When Keith A. Jakel left home for work on March 21 this year, he had no idea that he would not return.
On that day, the 55-year-old from Highland, Illinois was working on repairs on a shoulder on US Midwestern Highway Interstate 39 when he was struck by a semi truck which had failed to merge into the left lane quickly enough and had chosen instead to drive around a Department of Transportation arrow truck by going onto the right shoulder.
Tragically, Jakel is not the first to be killed in a road construction zone, nor will he be the last. In the United States alone, figures from the Bureau of Labour Statistics indicate that approximately 100 construction workers are killed in roadway work zones every year – equating to around eight per cent of total construction deaths in that country.
Painting an even starker picture, that figure does not take into account the number of drivers and other vehicle occupants, pedestrians or bikers also killed in these zones.
So what causes these accidents? Arrive Alive, a South African organisation dedicated to reducing road deaths, has identified a number of contributory factors. Perhaps not surprisingly, the organisation says speeding traffic is the number one cause of death and injury in highway construction zones around the world.
Other contributory factors include:
- Inadequate sign posting and lighting/drivers failing to notice road workers.
- Drivers ignoring work zone signs or flaggers indicating they should slow down or come to a stop.
- Drivers being distracted by cellular phone calls/conversations/roadside activities and subsequently failing to merge properly.
- Incidents like the one that killed Jakel, in which drivers drive in the closing lane right up to the last second and then try to force themselves in, often being tempted to enter the work zone if they are unable to get across.
What can be done?
From a site management viewpoint, a number of simple measures can make a big difference.
For significant works on major freeways and highways, provision of prior notice to motorists via press, radio ads and electronic signage can encourage motorists to seek alternative routes, thus reducing the volume of traffic flowing through at the time of the works, lessening driver frustration at the scene and making drivers more aware of the likely dangers at the scene.
At the scene, signs must be clean and well-maintained, while workers should be wearing conspicuous clothing.

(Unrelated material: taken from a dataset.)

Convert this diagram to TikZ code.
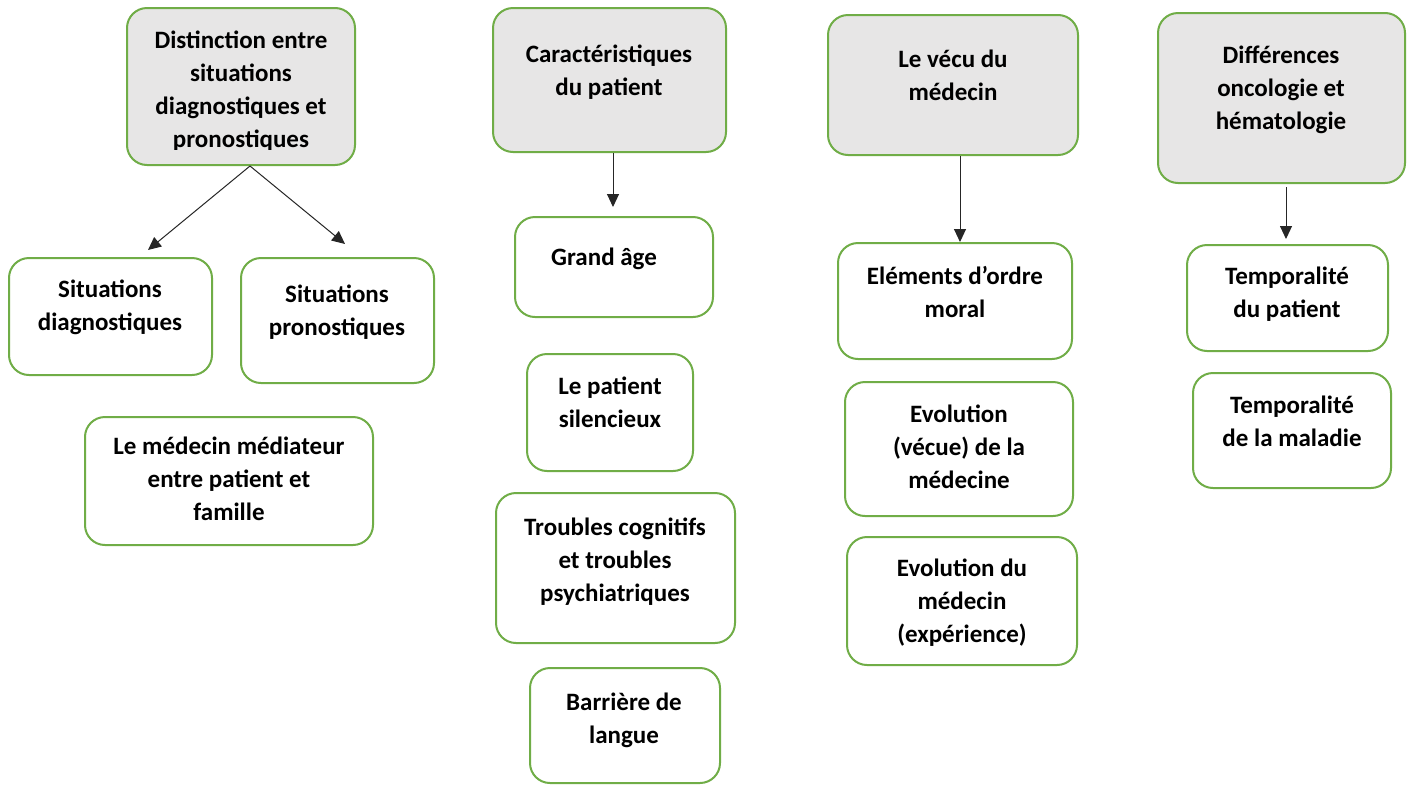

Traffic controllers must be adequately trained with regard to where to stand, how to slow or stop traffic, and how to coordinate public and construction traffic movements. Where visual contact with other controllers is not possible, two-way radios should be used. Controllers should be provided with temporary traffic signals to control traffic where the site is suitable and where such signals are available.
Speed limits, which should be especially vigorously enforced, should be consistent with safe traffic movements around the site. This is key, as motorists are likely to ignore any limit they perceive as being unrealistic.
Measures to prevent driver frustration, too, can help to reduce erratic behaviour. Where vehicles are held up in queues, for example, a worker might be appointed to talk with motorists, apologise for delays, give them an estimate as to how long they might be kept waiting and keep them generally informed.
Beyond vehicle control, the actual area where the work is being performed must also be kept safe. Access points leading to areas where construction blasting works are being carried out, for example, must be manned to prevent entry during blasting.
More broadly, road authorities, and perhaps construction industry bodies and unions, should engage in efforts to promote broader driver awareness with regard to construction zones and how erratic behaviour can lead to danger.
Of course, none of this matters where drivers fail to use basic common sense, as appears to have happened in the Jakel case.
Proactive measures at individual sites will go a long way toward reducing road construction zone accidents. Unless drivers themselves use common sense, however, accidents like that which killed Jakel will continue to occur and construction workers will continue to be needlessly killed at road work sites.